— Вечер добрый, мистер Рейнард!
Это обращение по имени неожиданно доставило ему наивное удовольствие, напомнив о том, что он, служащий банка, принадлежит к этой сельской местности и, более того, воедино связан с ней остатками тех отношений, которые можно было бы назвать почти феодальными. Лэнгриши веками владели здесь землей, а его двоюродный дед (от которого он унаследовал имя Рейнард) жил в особняке; за два поколения семья рассеялась: землю распродали, сыновья пошли в коммерцию или на службу — но среди работников постарше феодальная традиция была еще жива.
Рейнард вдруг живо прибавил шагу, чувствуя непривычную гордость за своих предков и за необычное имя, перешедшее к нему от последнего владельца особняка. Рейнард — то была эмблема его хитрости, символ-тотем [2] «Роман о Лисе» (Roman de Renart) — памятник французской городской литературы, получившей распространение в XII–XIII веках. Произведение состоит из 27 ветвей, или независимых рассказов, написанных попарно рифмующимися стихами. Объединяющим сюжетом является борьба лиса Ренара с его заклятым врагом, волком Изенгрином (триумф хитрости над силой). Здесь и далее прим. пер.
, служащий ему подспорьем в герилье против угнетающих его сил. Он пересек деревенскую улицу и со вновь обретенной уверенностью двинулся к дому, обнадеженный покровительством лиса — его тотема.

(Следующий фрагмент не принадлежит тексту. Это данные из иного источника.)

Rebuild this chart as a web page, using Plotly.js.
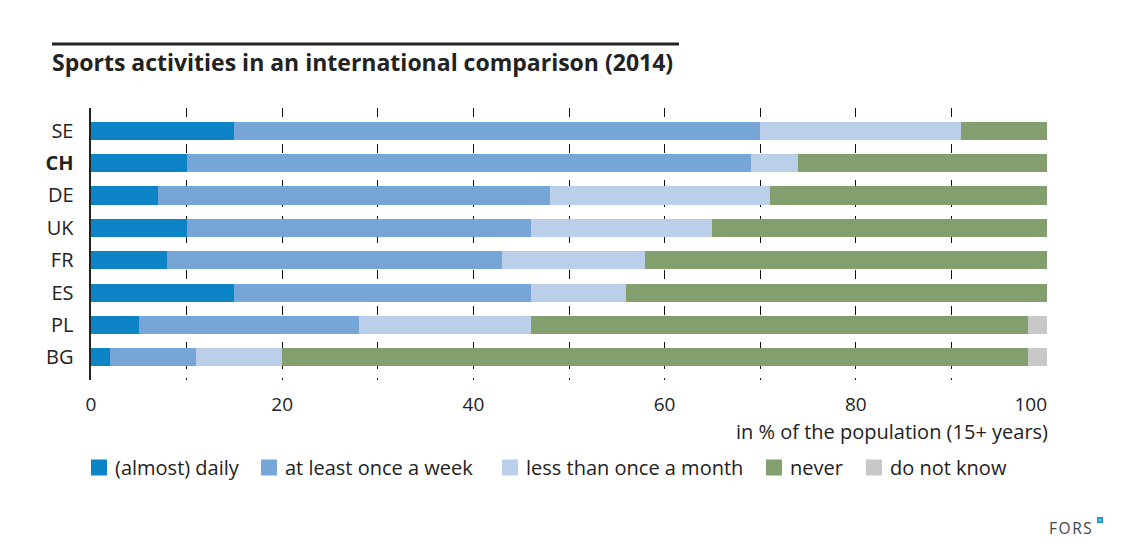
<!DOCTYPE html>
<html>
<head>
<meta charset="utf-8">
<script src="https://cdn.plot.ly/plotly-3.0.1.min.js"></script>
<style>html,body{margin:0;padding:0;background:#fff;}#chart{width:1127px;height:556px;}</style>
</head>
<body>
<div id="chart"></div>
<script>
const countries = ["SE", "CH", "DE", "UK", "FR", "ES", "PL", "BG"];
const countryLabels = ["SE", "<b>CH</b>", "DE", "UK", "FR", "ES", "PL", "BG"];
const seriesNames = ["(almost) daily", "at least once a week", "less than once a month", "never", "do not know"];
const daily = [15, 10, 7, 10, 8, 15, 5, 2];
const weekly = [55, 59, 41, 36, 35, 31, 23, 9];
const lessMonthly = [21, 5, 23, 19, 15, 10, 18, 9];
const never = [9, 26, 29, 35, 42, 44, 52, 78];
const dontKnow = [0, 0, 0, 0, 0, 0, 2, 2];
const xTicks = [0, 20, 40, 60, 80, 100];
const xTickLabels = ["0", "20", "40", "60", "80", "100\u2007\u2007\u2007"];
const colors = ["#0c84c6", "#76a5d8", "#bbcfea", "#839f6e", "#c8c8c8"];

const allSeries = [daily, weekly, lessMonthly, never, dontKnow];
const FONT = "Open Sans, Noto Sans, sans-serif";

const traces = allSeries.map((vals, i) => ({
  type: "bar",
  orientation: "h",
  name: seriesNames[i],
  y: countries,
  x: vals,
  marker: {color: colors[i], line: {width: 0}},
  hoverinfo: "x+y+name",
  showlegend: false
}));

const pl = 91, pr = 80, pt = 108, pb = 176;
const pw = 1127 - pl - pr, ph = 556 - pt - pb;
const px = v => (v - pl) / pw;
const py = v => (pt + ph - v) / ph;

// custom legend layout (pixel positions of swatches)
const legendX = [91, 261, 502, 766, 866];
const legendY = 467.5;
const sw = 16;

const shapes = [
  {type: "line", xref: "paper", yref: "paper",
   x0: px(52), x1: px(679), y0: py(44), y1: py(44),
   line: {color: "#222", width: 3}},
  {type: "rect", xref: "paper", yref: "paper",
   x0: px(1097), x1: px(1103), y0: py(523), y1: py(517),
   fillcolor: "#1a9ad6", line: {width: 0}},
  {type: "rect", xref: "paper", yref: "paper",
   x0: px(1099.2), x1: px(1100.8), y0: py(520.8), y1: py(519.2),
   fillcolor: "#ffffff", line: {width: 0}}
];
const annotations = [
  {text: "in % of the population (15+ years)", xref: "paper", yref: "paper",
   x: px(1049), xanchor: "right", y: py(431.5), yanchor: "middle", showarrow: false,
   borderpad: 0, font: {family: FONT, size: 20, color: "#222"}},
  {text: "F\u200aO\u200aR\u200aS", xref: "paper", yref: "paper",
   x: px(1094), xanchor: "right", y: py(528), yanchor: "middle", showarrow: false,
   font: {family: FONT, size: 15.5, color: "#444"}}
];
seriesNames.forEach((name, i) => {
  shapes.push({type: "rect", xref: "paper", yref: "paper",
    x0: px(legendX[i]), x1: px(legendX[i] + sw), y0: py(legendY + sw / 2), y1: py(legendY - sw / 2),
    fillcolor: colors[i], line: {width: 0}});
  annotations.push({text: name, xref: "paper", yref: "paper",
    x: px(legendX[i] + sw + 6), xanchor: "left", y: py(legendY), yanchor: "middle",
    showarrow: false, font: {family: FONT, size: 20, color: "#222"}});
});

const layout = {
  width: 1127, height: 556,
  margin: {l: pl, r: pr, t: pt, b: pb, pad: 0},
  paper_bgcolor: "#fff", plot_bgcolor: "#fff",
  barmode: "stack",
  bargap: 0.44,
  font: {family: FONT, size: 20, color: "#222"},
  title: {
    text: "<b>Sports activities in an international comparison (2014)</b>",
    font: {family: FONT, size: 23, color: "#222"},
    xref: "container", x: 52 / 1127, xanchor: "left",
    yref: "container", y: 1 - 63 / 556, yanchor: "middle"
  },
  xaxis: {
    range: [0, 100],
    tickvals: xTicks,
    ticktext: xTickLabels,
    ticks: "",
    ticklabelstandoff: 11,
    showgrid: true, gridcolor: "#111", gridwidth: 1, griddash: "dash",
    minor: {dtick: 10, tick0: 0, showgrid: true, gridcolor: "#111", gridwidth: 1, griddash: "dash", ticks: ""},
    zeroline: false, showline: false,
    tickfont: {family: FONT, size: 19, color: "#222"},
    fixedrange: true
  },
  yaxis: {
    type: "category",
    categoryorder: "array", categoryarray: countries,
    range: [7.7, -0.7],
    tickvals: countries, ticktext: countryLabels,
    ticks: "", ticklabelstandoff: 11,
    showgrid: false, zeroline: false,
    showline: true, linecolor: "#222", linewidth: 2.5,
    tickfont: {family: FONT, size: 20, color: "#222"},
    fixedrange: true
  },
  showlegend: false,
  shapes: shapes,
  annotations: annotations
};

Plotly.newPlot("chart", traces, layout, {displayModeBar: false, staticPlot: true});
</script>
</body>
</html>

Пока он шел к дому, быстро стемнело: тяжелая масса облаков сгустилась в зените, и с неба посыпались крупные капли дождя — их наискось бросал ему в лицо поднимающийся юго-западный ветер. За несколько секунд ветер, казалось, усилился до урагана, набросившись на величественные каштаны у церкви, — их древние ветви отчаянно скрипели вверху, когда Рейнард проходил мимо. Когда он добрался до дома, дождь лил вовсю. Он толкнул дверь и шагнул в озаренную теплым светом комнату; мать, седовласая и безмятежная, подняла голову, и он, наклонившись, поцеловал ее, по обыкновению, молча: вот уже много лет миссис Лэнгриш была абсолютно и неизлечимо глуха.
Она невозмутимо продолжала накрывать стол к ужину: расставляла чайные принадлежности, выкладывала холодное мясо и столовые приборы, с безмолвной сноровкой сосредоточившись на этом занятии. Рейнард бросился в кресло и, взяв дневную газету, рассеянно пробежал взглядом заголовки, едва осознавая смысл прочитанного. В последнее время чтение газет стало для него почти невыносимым трудом — периодически, стыдясь своей глубокой неосведомленности о текущих событиях, он решал начать новую жизнь и прочитывал «Таймс» от корки до корки — однако часом позже едва ли мог вспомнить хоть одну новость. Приемника в доме также не имелось, поскольку миссис Лэнгриш, при всей своей глухоте, воспринимала радиоволны несколько болезненно, а Рейнард был преисполнен готовности отказаться от чего угодно, лишь бы не нарушать материнский комфорт, и жалел о том, что не может ощутимее скрасить ее недуг.
Отложив газету, он бесцельно обвел взглядом комнату, в очередной раз отметив до боли знакомые предметы, находящиеся строго на привычных местах: эстампы Анжелики Кауфман, бенаресскую медь, фотографию отца в парадной форме… С проблеском интереса заметил он одно небольшое изменение, произошедшее со вчерашнего вечера: в кованом медном горшке вместо виргинских астр стояла высокая, раскидистая ветка бересклета. Ягоды сияли в мягком свете необычайно ярко, будто подсвеченные изнутри. Увидев устремленный на них взгляд сына, миссис Лэнгриш сделала неопределенный поясняющий жест и коротко улыбнулась.
— Это Джон Квестед принес, — сказала она.
Чуть погодя мать с сыном молча сели за ужин. Ветер с нарастающей яростью бушевал вокруг дома, и дождь злобно плевался в окна. Еще до конца ужина Рейнард понял, что не в силах оставаться на месте; он сознавал, что отправляться на привычную вечернюю прогулку в такую погоду — чистое безумие, и все же чувствовал решимость сбежать как можно скорее из слишком уютной комнаты, от стесняющего присутствия матери. Однако миссис Лэнгриш ела медленно, и обыкновенная вежливость требовала дождаться, пока она закончит. Лишь после того, как она проглотила последний кусок, он начал нетерпеливо убирать со стола; когда же она добралась до кухни, он уже перемыл половину посуды. Быстро покончив с этим, он знаком предложил матери вернуться в гостиную. Войдя туда вслед за ней, он по привычке двинулся к фортепьяно и, усевшись за него, сразу же начал играть сонату Моцарта, механически и почти без выражения.